If you rolled a bit of Christmas, New Year's Eve and Thanksgiving into one, then catered the affair with heaps of sweets and savory snacks, you'd begin to get a taste for what it means to celebrate Diwali, India's best known festival.
The sugary treats known as "mithai" - thousands of tonnes are prepared for Diwali every year - tend to get most of the attention during this holiday that marks the victory of good over evil and light over darkness.
But Indian food is all about balance and contrasts. Salty, spicy snacks collectively referred to as "namkeen" or "karam" play an equally important role during Diwali, which this year falls on Oct. 17.
Piquant little diamonds called shankarpali; chili-spiked mixes of flaked rice and lentils called chivda; and crisp, golden noodles called ribbon pakoda serve as both munchies and gifts, the latter an element as critical to Diwali as to Christmas.
"It's a time when a lot of family connections and kinship ties are strengthened," says Sharmila Sen, a humanities editor at Harvard University Press and expert on Indian food. "For women, it's important that their families send these elaborate presentations of nuts and savories to their husband's family, thereby strengthening the ties."
The legends behind Diwali - a word taken from the Sanskrit word dipavali meaning "row of lights" - vary by region in India, but people of every faith line windows and doorways with small clay or silver oil lamps, and trim homes, shops and businesses with brightly coloured lights. Firecrackers pop and screech from early morning.

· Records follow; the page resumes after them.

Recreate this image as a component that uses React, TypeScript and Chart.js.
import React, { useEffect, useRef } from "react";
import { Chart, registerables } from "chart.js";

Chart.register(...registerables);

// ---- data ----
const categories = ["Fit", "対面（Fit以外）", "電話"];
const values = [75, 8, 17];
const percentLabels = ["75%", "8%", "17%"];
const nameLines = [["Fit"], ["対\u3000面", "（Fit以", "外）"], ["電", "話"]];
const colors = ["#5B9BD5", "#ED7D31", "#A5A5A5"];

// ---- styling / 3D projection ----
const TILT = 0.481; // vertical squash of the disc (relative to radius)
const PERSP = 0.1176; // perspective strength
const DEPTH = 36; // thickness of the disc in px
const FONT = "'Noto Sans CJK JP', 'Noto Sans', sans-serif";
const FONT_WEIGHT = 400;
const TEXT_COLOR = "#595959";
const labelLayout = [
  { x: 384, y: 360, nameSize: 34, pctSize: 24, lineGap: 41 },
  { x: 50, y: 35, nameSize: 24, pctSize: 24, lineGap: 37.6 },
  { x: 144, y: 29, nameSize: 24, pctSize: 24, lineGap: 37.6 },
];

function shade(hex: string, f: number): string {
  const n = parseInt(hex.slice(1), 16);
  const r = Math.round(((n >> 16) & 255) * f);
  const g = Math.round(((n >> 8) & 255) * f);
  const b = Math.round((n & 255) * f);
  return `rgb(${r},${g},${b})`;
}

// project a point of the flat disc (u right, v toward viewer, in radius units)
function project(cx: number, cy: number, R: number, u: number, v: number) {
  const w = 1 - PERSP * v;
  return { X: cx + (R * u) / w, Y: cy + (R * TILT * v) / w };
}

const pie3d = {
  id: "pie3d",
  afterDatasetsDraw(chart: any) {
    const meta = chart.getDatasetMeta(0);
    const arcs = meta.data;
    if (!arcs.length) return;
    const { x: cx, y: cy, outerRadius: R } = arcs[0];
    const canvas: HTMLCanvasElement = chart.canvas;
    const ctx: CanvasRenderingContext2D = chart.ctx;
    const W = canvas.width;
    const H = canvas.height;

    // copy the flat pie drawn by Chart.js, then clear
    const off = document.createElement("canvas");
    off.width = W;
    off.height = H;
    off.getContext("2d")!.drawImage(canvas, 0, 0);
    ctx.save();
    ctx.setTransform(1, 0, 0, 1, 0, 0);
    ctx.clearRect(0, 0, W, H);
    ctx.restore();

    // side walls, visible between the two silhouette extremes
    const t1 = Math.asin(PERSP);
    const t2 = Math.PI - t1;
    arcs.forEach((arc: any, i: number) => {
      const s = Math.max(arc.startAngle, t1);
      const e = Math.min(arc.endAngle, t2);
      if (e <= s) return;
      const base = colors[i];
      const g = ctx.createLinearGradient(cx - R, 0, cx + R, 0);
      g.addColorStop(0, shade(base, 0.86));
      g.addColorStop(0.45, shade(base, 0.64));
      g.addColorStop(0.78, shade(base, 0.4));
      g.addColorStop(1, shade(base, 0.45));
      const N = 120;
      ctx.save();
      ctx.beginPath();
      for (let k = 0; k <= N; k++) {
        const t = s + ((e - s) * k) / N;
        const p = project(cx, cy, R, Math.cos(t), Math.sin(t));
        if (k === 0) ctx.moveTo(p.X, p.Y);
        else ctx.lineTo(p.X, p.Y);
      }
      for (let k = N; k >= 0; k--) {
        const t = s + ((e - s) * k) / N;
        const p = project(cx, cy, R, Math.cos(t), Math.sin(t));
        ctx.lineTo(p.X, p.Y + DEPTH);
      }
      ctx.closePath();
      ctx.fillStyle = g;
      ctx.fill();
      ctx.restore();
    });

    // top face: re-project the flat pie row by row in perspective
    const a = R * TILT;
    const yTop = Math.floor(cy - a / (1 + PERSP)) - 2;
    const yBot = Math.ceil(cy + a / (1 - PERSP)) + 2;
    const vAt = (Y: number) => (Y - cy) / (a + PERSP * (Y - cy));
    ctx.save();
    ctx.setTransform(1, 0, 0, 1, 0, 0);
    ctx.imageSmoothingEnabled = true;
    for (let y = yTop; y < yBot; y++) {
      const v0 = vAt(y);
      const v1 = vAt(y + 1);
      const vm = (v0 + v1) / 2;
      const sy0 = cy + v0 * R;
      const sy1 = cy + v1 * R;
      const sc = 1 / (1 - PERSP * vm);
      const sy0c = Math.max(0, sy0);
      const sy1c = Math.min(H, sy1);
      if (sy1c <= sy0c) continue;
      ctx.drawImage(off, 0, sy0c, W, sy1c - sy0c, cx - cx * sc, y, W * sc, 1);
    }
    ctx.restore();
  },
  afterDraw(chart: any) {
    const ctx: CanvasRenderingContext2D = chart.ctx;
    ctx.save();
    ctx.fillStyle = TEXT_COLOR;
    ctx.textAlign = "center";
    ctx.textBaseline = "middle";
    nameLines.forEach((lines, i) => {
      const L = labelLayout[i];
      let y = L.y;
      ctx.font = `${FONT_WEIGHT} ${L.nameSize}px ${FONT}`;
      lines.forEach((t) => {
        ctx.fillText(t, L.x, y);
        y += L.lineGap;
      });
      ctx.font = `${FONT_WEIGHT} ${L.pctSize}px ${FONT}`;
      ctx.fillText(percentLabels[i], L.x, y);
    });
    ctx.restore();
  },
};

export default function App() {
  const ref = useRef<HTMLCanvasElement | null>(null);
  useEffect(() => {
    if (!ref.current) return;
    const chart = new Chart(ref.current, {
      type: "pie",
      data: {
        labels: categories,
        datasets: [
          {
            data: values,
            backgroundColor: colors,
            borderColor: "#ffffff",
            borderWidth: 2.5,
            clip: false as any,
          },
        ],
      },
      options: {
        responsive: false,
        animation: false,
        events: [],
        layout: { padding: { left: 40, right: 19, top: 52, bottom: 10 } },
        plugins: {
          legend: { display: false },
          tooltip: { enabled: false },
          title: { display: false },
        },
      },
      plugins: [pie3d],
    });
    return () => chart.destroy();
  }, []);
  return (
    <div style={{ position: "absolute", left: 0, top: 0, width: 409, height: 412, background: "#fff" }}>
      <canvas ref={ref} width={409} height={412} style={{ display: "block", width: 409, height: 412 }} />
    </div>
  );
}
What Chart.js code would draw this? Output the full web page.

Businesses close their fiscal year and open new books.
Diwali also is a time for visiting friends and family, and the delicate, time-consuming savories - which are easily made in large quantities - are exchanged between homes.
"In one neighbourhood you're going to have 50 or 60 families and you're going to feed all the immediate neighbours," says Abraham Varghese, executive chef at Washington's Indique Heights, who recalled rolling and cutting shankarpali with his brothers as a child. "We would go to all the homes we knew, and to the poor home."
The treats often are wrapped as colourfully as possible, baled in reds, golds, greens and marigold, the colours of happiness and auspicious beginnings, Sen says.
In times past, gifts would be placed on platters and draped in elaborate fabrics. Today, they are more likely to come in wrapping paper that mimics the patterns of those fabrics or in colourful cellophane.
Bright cardboard boxes, platters fashioned from dried palm or banana leaves, and clay pots also are used. Occasionally, a silver platter is used to deliver the savories to a very important client or hard-to-please in-laws.
The idea of giving savories - as well as sweets - is rooted in the principles of Indian cooking. Indian cuisine is about balancing taste elements, about playing hot, sour, sweet, salty, bitter, astringent and umami (savory) off one another, says Raghavan Iyer, an award-winning cookbook author and chef at Minneapolis restaurant Om.
"With Indian food you have to associate the word 'balance,"' he says. "So in addition to the sweets, savory does play a big role."
Crisp, spicy snacks serve another crucial function at Diwali. Because they are deep-fried, they keep for weeks in air-tight containers. Which means a host can always have a big stash on hand to accommodate hungry holiday visitors.